I think it is inadvisable.

It cannot make sense to ride a folding bicycle off a kerb and onto the highway.

Indeed it cannot make sense to ride a folding bicycle anywhere or at any time, unless as part of a comedy routine or circus act.

The OP might like to consider buying a proper bicycle.

No wonder our jails are so full!

I hope this has helped but fear it has not.


----------



## mangaman (19 Jun 2012)

It makes no sense to ride from the pavement onto the highway on any bike unless there is some sort of infrastructure.

MrP's cute sketch of life with kiddies pootling along pavements I can agree with - they stay on the pavement.

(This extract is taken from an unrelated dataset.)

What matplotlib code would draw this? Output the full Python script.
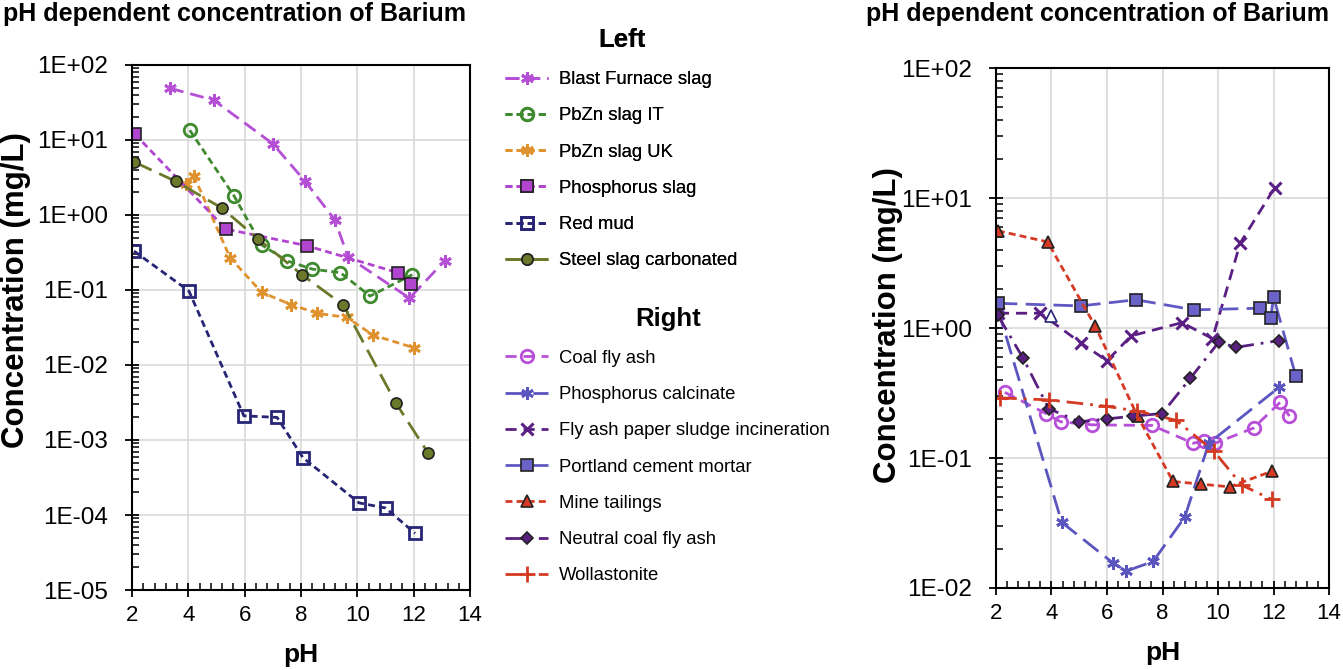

We're talking about jumping off pavements (not filtering from cycle paths - as the OP had to jump a curb) which is irresponsible whatever bike you ride.


----------



## LCpl Boiled Egg (19 Jun 2012)

Boris Bajic said:


> I think it is inadvisable.
> 
> It cannot make sense to ride a folding bicycle off a kerb and onto the highway.
> 
> ...


 
So why are you reading the Folding Bikes forum?


----------



## mangaman (19 Jun 2012)

[QUOTE 1896454, member: 45"]It's not just about kiddies pootling. Around here the majority of cycling is done on the pavement, by most people. Safely, cooperatively and correctly.[/quote]

That's great - but do they bunny hop on and off the pavement over curbs?

That's all I'm trying to say - which was the OPs point


----------